Love is the foundation of health – this is what I felt compelled to remember today.
I am not giving recommendations of “what to do” with babies, toddlers and children during these times. There are many, and many of the good, ideas going around already.
Babies and children feel the love of their parents. They are in closer contact with their instincts, their bodies and their emotions than we adults are.
Emotional language is spoken with our bodies. That is why children are not reached by words – it is our gaze, our smile, our laughter, the tone of our voice, the warmth of our hugs, the shared games, and the gentle containment when they are upset, that they understand. It is through this contact, night and day, that they perceive the sensibility and availability we express through our bodies.
We are our bodies, and we are the secure base from which they reach out to explore the world. If they perceive our stress, our disconnection, anger, irritability… their secure base tumbles and they express this with their bodies: yelling, whining, crying, and demanding. So anything that helps us to cope with our own stress in these difficult times will help us to care lovingly for our children – and we will all feel better, them and us. Our health and our childrens´ will improve.

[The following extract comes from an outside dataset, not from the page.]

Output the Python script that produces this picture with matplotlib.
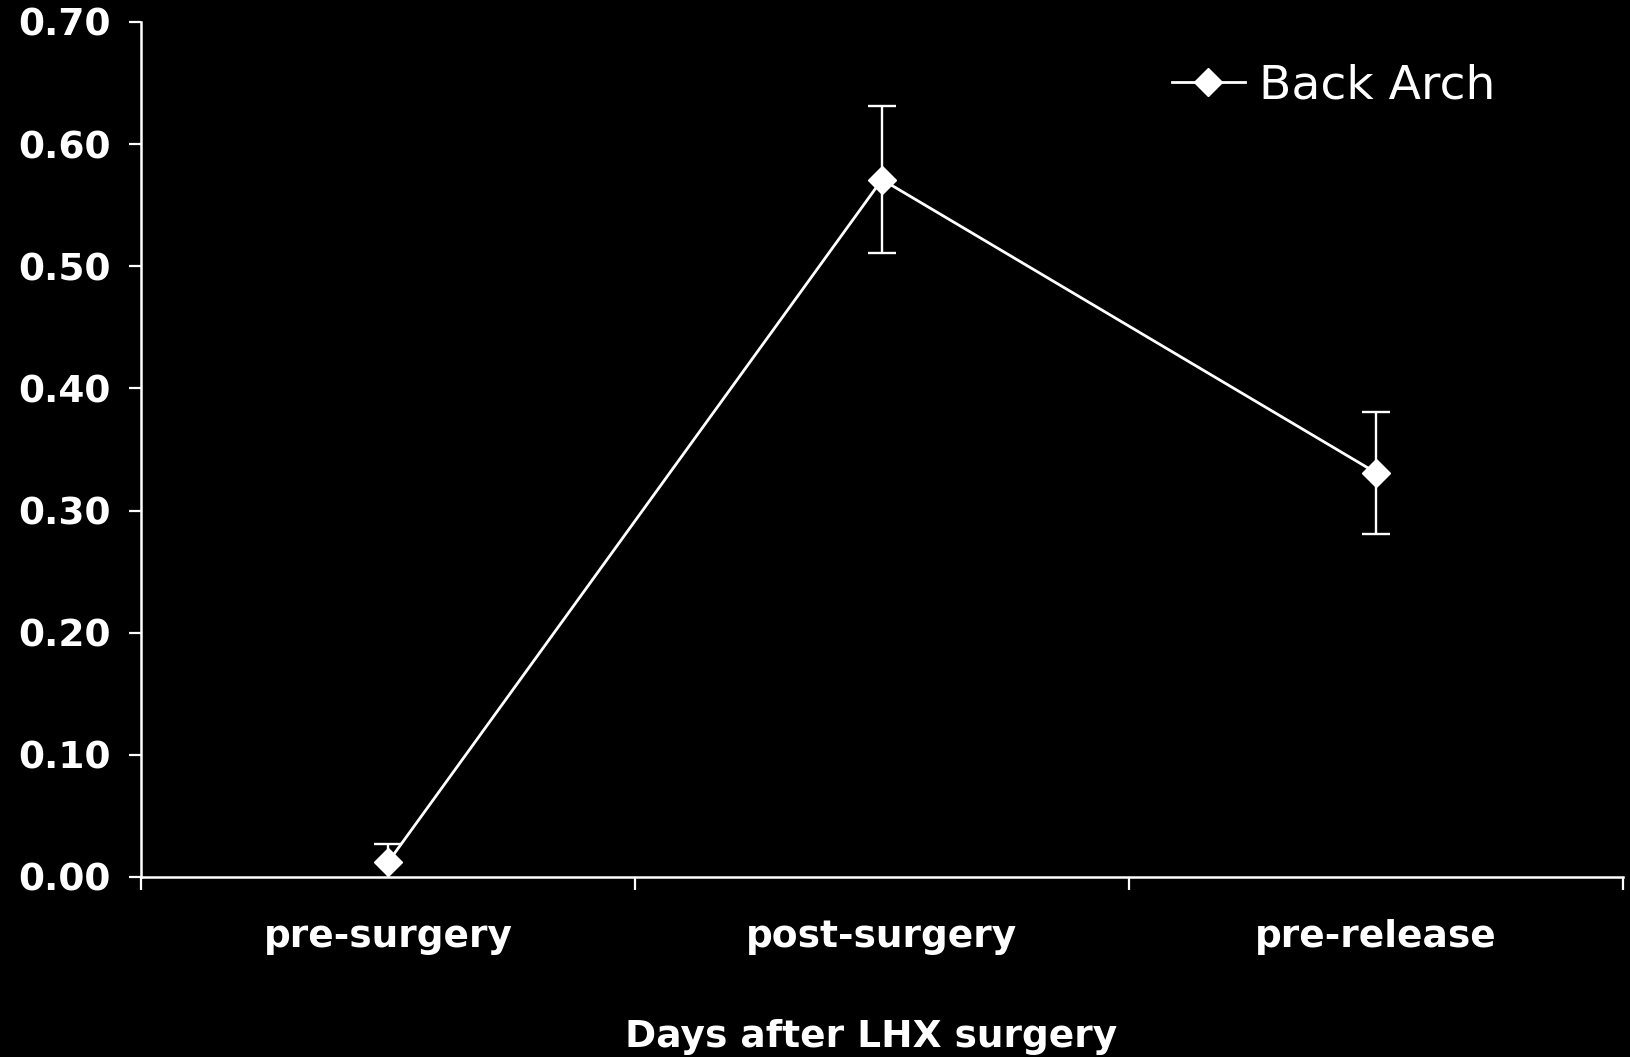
import matplotlib
matplotlib.use("Agg")
import matplotlib.pyplot as plt
from matplotlib.lines import Line2D
from matplotlib.ticker import FixedLocator, NullFormatter, FixedFormatter

# Back arch scores across the three recording phases
categories = ["pre-surgery", "post-surgery", "pre-release"]
back_arch = [0.012, 0.571, 0.331]
back_arch_err = [0.015, 0.060, 0.050]
y_ticks = [0.0, 0.1, 0.2, 0.3, 0.4, 0.5, 0.6, 0.7]
series_name = "Back Arch"
x_title = "Days after LHX surgery"

plt.rcParams["font.family"] = ["DejaVu Sans"]

fig = plt.figure(figsize=(16.30, 10.57), dpi=100, facecolor="black")
ax = fig.add_axes([0.0865, 0.1703, 0.9092, 0.8089], facecolor="black")

xpos = [i + 0.5 for i in range(len(categories))]
ax.errorbar(xpos, back_arch, yerr=back_arch_err, color="white", lw=2.0,
            marker="D", markersize=14, markerfacecolor="white",
            markeredgecolor="white", ecolor="white", elinewidth=1.7,
            capsize=10, capthick=1.7, zorder=3)

ax.set_xlim(0, len(categories))
ax.set_ylim(0, 0.7)

ax.xaxis.set_major_locator(FixedLocator(range(len(categories) + 1)))
ax.xaxis.set_major_formatter(NullFormatter())
ax.xaxis.set_minor_locator(FixedLocator(xpos))
ax.xaxis.set_minor_formatter(FixedFormatter(categories))
ax.tick_params(axis="x", which="major", direction="out", length=9, width=1.6,
               color="white")
ax.tick_params(axis="x", which="minor", length=0, pad=30, labelsize=27,
               labelcolor="white")
for lbl in ax.get_xticklabels(minor=True):
    lbl.set_fontweight("bold")

ax.set_yticks(y_ticks)
ax.set_yticklabels([f"{v:.2f}" for v in y_ticks], fontsize=27,
                   fontweight="bold", color="white")
ax.tick_params(axis="y", direction="out", length=9, width=1.6, color="white",
               pad=13)

for side in ("top", "right"):
    ax.spines[side].set_visible(False)
for side in ("left", "bottom"):
    ax.spines[side].set_color("white")
    ax.spines[side].set_linewidth(1.8)

ax.set_xlabel(x_title, fontsize=27, fontweight="bold", color="white",
              labelpad=46, x=0.493)

handle = Line2D([], [], color="white", lw=2.0, marker="D", markersize=14,
                markerfacecolor="white", markeredgecolor="white")
leg = ax.legend([handle], [series_name], loc="center left",
                bbox_to_anchor=(0.6955, 0.925), frameon=False, fontsize=34,
                handlelength=1.55, handletextpad=0.3, borderpad=0,
                borderaxespad=0)
for t in leg.get_texts():
    t.set_color("white")

fig.savefig("out.png", dpi=100, facecolor="black")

Meditation, exercise, prayer, yoga, massage, painting, singing, whatever healthy activity helps you feel better – but why do it? To care for yourself, as a sign of your love for yourself, and out of love and respect for our infants and children.
When you achieve a certain calm – even if it is fleeting – you can focus your attention on the needs of your littles.
- Observe, unhurriedly enjoy their eyes, their face, their hands, their smile, their gestures…
- Use all your senses, your perceptions – what you smell, touch, hear: kiss and smell your baby, listen to your toddler babbling…
- Let yourself enjoy playing with him or her!
And when they dis-regulate (break down, yell, cry…):
- Remember: it is a privileged moment to get to know yourself and your child better. You will gain more capacity for self-regulation. If you care for them lovingly during these moments, both of you will acquire more strategies for self-regulation.
- How? Breathe deep to calm yourself, feel what you are feeling. Try to put yourself in your child´s skin and feel her emotions, then go back to your own skin and name your child´s feelings and needs. You might not totally understand what she needs, but just by trying to do so from a calm, loving perspective will change the situation.
- Later: understand what you felt – for instance, writing down what happened and what you felt might help you to better understand where your feelings were coming from, what part your own past plays in your reactions, what part exhaustion and stress and expectations and need for control play. This looking back and looking in will help us to take responsibility, to walk forward, to be good enough mothers and fathers.
- From a calm, conscious appraisal of the present moment, we will be in a better place to comfort our children, lower their unrest and figure out loving ways to walk beside them.
Infants and children have good strategies for signaling their distress, but their strategies to cope with it depend on their caregivers.
It is in the context of loving care where they learn the capacity to self-regulate. This takes time, years… But the more loving care we give, the more the child will grow in self-care capacity, and in the capacity to care for and cherish and ENJOY others!!
This is the most important task of humanity: to care and to love.